**Required task:**
Print the material below exactly as it stands, please, from its first line to the line holding "import pandas as pd", with no pictures.

**Supplied material:**
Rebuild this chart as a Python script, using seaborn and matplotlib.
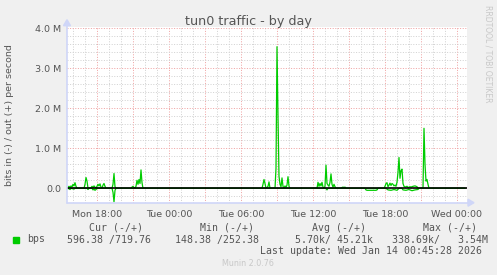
import matplotlib
matplotlib.use("Agg")
import matplotlib.pyplot as plt
import matplotlib.dates as mdates
from matplotlib.patches import Rectangle
import seaborn as sns
import pandas as pd

# ---------------- data (values in Mbit/s) ----------------
out_times = [
    "2026-01-12 15:35", "2026-01-12 15:40", "2026-01-12 15:45", "2026-01-12 15:50",
    "2026-01-12 15:55", "2026-01-12 16:00", "2026-01-12 16:05", "2026-01-12 16:10",
    "2026-01-12 16:15", "2026-01-12 16:20", "2026-01-12 16:55", "2026-01-12 17:00",
    "2026-01-12 17:05", "2026-01-12 17:10", "2026-01-12 17:15", "2026-01-12 17:30",
    "2026-01-12 17:35", "2026-01-12 17:40", "2026-01-12 17:45", "2026-01-12 17:50",
    "2026-01-12 17:55", "2026-01-12 18:00", "2026-01-12 18:05", "2026-01-12 18:10",
    "2026-01-12 18:15", "2026-01-12 18:20", "2026-01-12 18:25", "2026-01-12 18:30",
    "2026-01-12 18:35", "2026-01-12 18:40", "2026-01-12 18:45", "2026-01-12 19:15",
    "2026-01-12 19:20", "2026-01-12 19:25", "2026-01-12 19:30", "2026-01-12 19:35",
    "2026-01-12 20:50", "2026-01-12 20:55", "2026-01-12 21:00", "2026-01-12 21:05",
    "2026-01-12 21:10", "2026-01-12 21:15", "2026-01-12 21:20", "2026-01-12 21:25",
    "2026-01-12 21:30", "2026-01-12 21:35", "2026-01-12 21:40", "2026-01-12 21:45",
    "2026-01-12 21:50",
    "2026-01-13 07:45", "2026-01-13 07:50", "2026-01-13 07:55", "2026-01-13 08:00",
    "2026-01-13 08:05", "2026-01-13 08:10", "2026-01-13 08:15", "2026-01-13 08:20",
    "2026-01-13 08:25", "2026-01-13 08:50", "2026-01-13 08:55", "2026-01-13 09:00",
    "2026-01-13 09:05", "2026-01-13 09:10", "2026-01-13 09:15", "2026-01-13 09:20",
    "2026-01-13 09:25", "2026-01-13 09:30", "2026-01-13 09:35", "2026-01-13 09:40",
    "2026-01-13 09:45", "2026-01-13 09:50", "2026-01-13 09:55", "2026-01-13 10:00",
    "2026-01-13 10:05", "2026-01-13 12:20", "2026-01-13 12:25", "2026-01-13 12:30",
    "2026-01-13 12:35", "2026-01-13 12:40", "2026-01-13 12:45", "2026-01-13 12:50",
    "2026-01-13 12:55", "2026-01-13 13:00", "2026-01-13 13:05", "2026-01-13 13:10",
    "2026-01-13 13:15", "2026-01-13 13:20", "2026-01-13 13:25", "2026-01-13 13:30",
    "2026-01-13 13:35", "2026-01-13 13:40", "2026-01-13 13:45", "2026-01-13 13:50",
    "2026-01-13 13:55", "2026-01-13 14:20", "2026-01-13 14:25", "2026-01-13 14:30",
    "2026-01-13 14:35", "2026-01-13 14:40", "2026-01-13 14:45", "2026-01-13 17:55",
    "2026-01-13 18:00", "2026-01-13 18:05", "2026-01-13 18:10", "2026-01-13 18:15",
    "2026-01-13 18:20", "2026-01-13 18:25", "2026-01-13 18:30", "2026-01-13 18:35",
    "2026-01-13 18:40", "2026-01-13 18:45", "2026-01-13 18:50", "2026-01-13 18:55",
    "2026-01-13 19:00", "2026-01-13 19:05", "2026-01-13 19:10", "2026-01-13 19:15",
    "2026-01-13 19:20", "2026-01-13 19:25", "2026-01-13 19:30", "2026-01-13 19:35",
    "2026-01-13 19:40", "2026-01-13 19:50", "2026-01-13 19:55", "2026-01-13 20:05",
    "2026-01-13 20:10", "2026-01-13 20:20", "2026-01-13 20:30", "2026-01-13 20:40",
    "2026-01-13 20:45", "2026-01-13 21:10", "2026-01-13 21:15", "2026-01-13 21:20",
    "2026-01-13 21:25", "2026-01-13 21:30", "2026-01-13 21:35", "2026-01-13 21:40",
    "2026-01-14 00:40",
]
out_vals = [
    0.02, 0.05, 0.02, 0.06,
    0.03, 0.10, 0.06, 0.14,
    0.05, 0.00, 0.00, 0.10,
    0.27, 0.18, 0.00, 0.01,
    0.05, 0.02, 0.06, 0.03,
    0.00, 0.05, 0.10, 0.06,
    0.11, 0.03, 0.00, 0.08,
    0.12, 0.05, 0.00, 0.00,
    0.10, 0.37, 0.04, 0.00,
    0.00, 0.03, 0.05, 0.02,
    0.00, 0.05, 0.20, 0.10,
    0.22, 0.12, 0.46, 0.14,
    0.00,
    0.00, 0.10, 0.22, 0.12,
    0.00, 0.02, 0.05, 0.16,
    0.00, 0.00, 0.50, 3.54,
    1.80, 0.30, 0.10, 0.04,
    0.26, 0.05, 0.00, 0.06,
    0.02, 0.08, 0.29, 0.05,
    0.00, 0.00, 0.15, 0.05,
    0.12, 0.06, 0.15, 0.03,
    0.00, 0.05, 0.58, 0.12,
    0.08, 0.05, 0.15, 0.36,
    0.10, 0.03, 0.10, 0.04,
    0.00, 0.00, 0.02, 0.03,
    0.02, 0.03, 0.00, 0.00,
    0.05, 0.12, 0.14, 0.04,
    0.08, 0.13, 0.07, 0.12,
    0.10, 0.06, 0.08, 0.05,
    0.15, 0.40, 0.77, 0.25,
    0.44, 0.48, 0.12, 0.05,
    0.03, 0.05, 0.02, 0.04,
    0.03, 0.05, 0.06, 0.04,
    0.00, 0.00, 1.50, 0.60,
    0.18, 0.22, 0.10, 0.00,
    0.00,
]

in_times = [
    "2026-01-12 15:35", "2026-01-12 15:45", "2026-01-12 15:50", "2026-01-12 16:05",
    "2026-01-12 16:10", "2026-01-12 17:10", "2026-01-12 17:15", "2026-01-12 17:20",
    "2026-01-12 17:35", "2026-01-12 17:40", "2026-01-12 17:45", "2026-01-12 17:50",
    "2026-01-12 17:55", "2026-01-12 18:00", "2026-01-12 19:15", "2026-01-12 19:20",
    "2026-01-12 19:25", "2026-01-12 19:30", "2026-01-12 19:35",
    "2026-01-13 13:05", "2026-01-13 13:10", "2026-01-13 13:15", "2026-01-13 16:20",
    "2026-01-13 16:25", "2026-01-13 16:30", "2026-01-13 17:15", "2026-01-13 17:20",
    "2026-01-13 17:25", "2026-01-13 18:05", "2026-01-13 18:15", "2026-01-13 18:30",
    "2026-01-13 18:45", "2026-01-13 19:00", "2026-01-13 19:10", "2026-01-13 19:25",
    "2026-01-13 19:30", "2026-01-13 19:45", "2026-01-13 20:00", "2026-01-13 20:15",
    "2026-01-13 20:30", "2026-01-13 20:45", "2026-01-13 20:50",
    "2026-01-14 00:40",
]
in_vals = [
    0.00, 0.03, 0.00, 0.02,
    0.00, 0.00, 0.03, 0.00,
    0.00, 0.04, 0.02, 0.05,
    0.03, 0.00, 0.00, 0.10,
    0.34, 0.05, 0.00,
    0.00, 0.04, 0.00, 0.00,
    0.04, 0.05, 0.05, 0.04,
    0.00, 0.00, 0.04, 0.05,
    0.03, 0.05, 0.00, 0.00,
    0.04, 0.05, 0.03, 0.06,
    0.04, 0.03, 0.00,
    0.00,
]

y_ticks = [0, 1, 2, 3, 4]
y_tick_labels = ["0.0", "1.0 M", "2.0 M", "3.0 M", "4.0 M"]

legend_headers = ["Cur (-/+)", "Min (-/+)", "Avg (-/+)", "Max (-/+)"]
legend_values = ["596.38 /719.76", "148.38 /252.38", "5.70k/ 45.21k", "338.69k/   3.54M"]
series_name = "bps"
last_update = "Last update: Wed Jan 14 00:45:28 2026"
title = "tun0 traffic - by day"
y_label = "bits in (-) / out (+) per second"

# ---------------- styling ----------------
sns.set_theme(style="white")
plt.rcParams['font.family'] = ['DejaVu Sans']

W, H = 497, 275
GREEN = "#00CC00"
FONT = "#555555"
AXIS = "#CFD6F8"

fig = plt.figure(figsize=(W / 100, H / 100), dpi=100, facecolor="#F0F0F0")
L, R, T, B = 67, 467, 26.7, 202.7
ax = fig.add_axes([L / W, 1 - B / H, (R - L) / W, (B - T) / H])
ax.set_facecolor("white")

def fx(x):
    return x / W

def fy(y):
    return 1 - y / H

df_out = pd.DataFrame({"time": pd.to_datetime(out_times), "bps": out_vals})
df_in = pd.DataFrame({"time": pd.to_datetime(in_times), "bps": [-v for v in in_vals]})

t0 = pd.Timestamp("2026-01-12 15:30")
t1 = pd.Timestamp("2026-01-14 00:50")

# grid
ax.set_xlim(t0, t1)
ax.set_ylim(-0.36, 4.04)
ax.xaxis.set_major_locator(mdates.HourLocator(byhour=range(0, 24, 3)))
ax.xaxis.set_minor_locator(mdates.HourLocator())

def xfmt(v, pos):
    d = mdates.num2date(v)
    return d.strftime("%a %H:%M") if d.hour % 6 == 0 else ""

ax.xaxis.set_major_formatter(plt.FuncFormatter(xfmt))
ax.set_yticks(y_ticks)
ax.set_yticklabels(y_tick_labels)
ax.yaxis.set_minor_locator(plt.MultipleLocator(0.2))

ax.grid(which="minor", color="#d2d2d2", linestyle=(0, (1, 1.6)), linewidth=0.72)
ax.grid(which="major", color="#f0a4a4", linestyle=(0, (1, 1.6)), linewidth=0.72)
ax.set_axisbelow(True)
ax.tick_params(which="both", length=0, labelsize=6.8, labelcolor=FONT, pad=4)
ax.tick_params(axis="x", pad=5)

for s in ax.spines.values():
    s.set_visible(False)

# data lines
sns.lineplot(data=df_out, x="time", y="bps", ax=ax, color=GREEN, linewidth=0.9, estimator=None)
sns.lineplot(data=df_in, x="time", y="bps", ax=ax, color=GREEN, linewidth=0.9, estimator=None)
ax.axhline(0, color="black", linewidth=1.2, zorder=3)
ax.set_xlabel("")
ax.set_ylabel("")

# axes arrows (pixel coords in figure)
fig.add_artist(plt.Line2D([fx(L), fx(R + 3)], [fy(B), fy(B)], color=AXIS, lw=1.2))
fig.add_artist(plt.Line2D([fx(L), fx(L)], [fy(B), fy(T - 2)], color=AXIS, lw=1.2))
fig.add_artist(plt.Polygon([[fx(R + 1), fy(B - 3.5)], [fx(R + 1), fy(B + 3.5)], [fx(R + 7), fy(B)]],
                           closed=True, color=AXIS))
fig.add_artist(plt.Polygon([[fx(L - 3.5), fy(T - 1)], [fx(L + 3.5), fy(T - 1)], [fx(L), fy(T - 7)]],
                           closed=True, color=AXIS))

# texts
fig.text(fx(248.5), fy(24.5), title, ha="center", va="baseline", fontsize=9.2, color=FONT)
fig.text(fx(10), fy(114.7), y_label, rotation=90, ha="center", va="center", fontsize=6.8, color=FONT)
fig.text(fx(488), fy(5), "RRDTOOL / TOBI OETIKER", rotation=270, ha="center", va="top",
         fontsize=5.5, color="#c8c8c8")

mono = "DejaVu Sans Mono"
fs = 7.15
header_x = [89.3, 200, 312.3, 422.7]
value_x = [66.7, 175, 295, 391.7]
for hx, h in zip(header_x, legend_headers):
    fig.text(fx(hx), fy(227.7), h, ha="left", va="center", family=mono, fontsize=fs, color=FONT)
for vx, v in zip(value_x, legend_values):
    fig.text(fx(vx), fy(239.5), v, ha="left", va="center", family=mono, fontsize=fs, color=FONT)
fig.add_artist(Rectangle((fx(13), fy(243)), 6 / W, 6 / H, color=GREEN, transform=fig.transFigure))
fig.text(fx(27), fy(239.5), series_name, ha="left", va="center", family=mono, fontsize=fs, color=FONT)
fig.text(fx(482), fy(251), last_update, ha="right", va="center", family=mono, fontsize=fs, color=FONT)
fig.text(fx(248), fy(264), "Munin 2.0.76", ha="center", va="center", fontsize=5.8, color="#c8c8c8")

fig.savefig("out.png", dpi=100, facecolor=fig.get_facecolor())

**Complete answer:**
Rebuild this chart as a Python script, using seaborn and matplotlib.
import matplotlib
matplotlib.use("Agg")
import matplotlib.pyplot as plt
import matplotlib.dates as mdates
from matplotlib.patches import Rectangle
import seaborn as sns
import pandas as pd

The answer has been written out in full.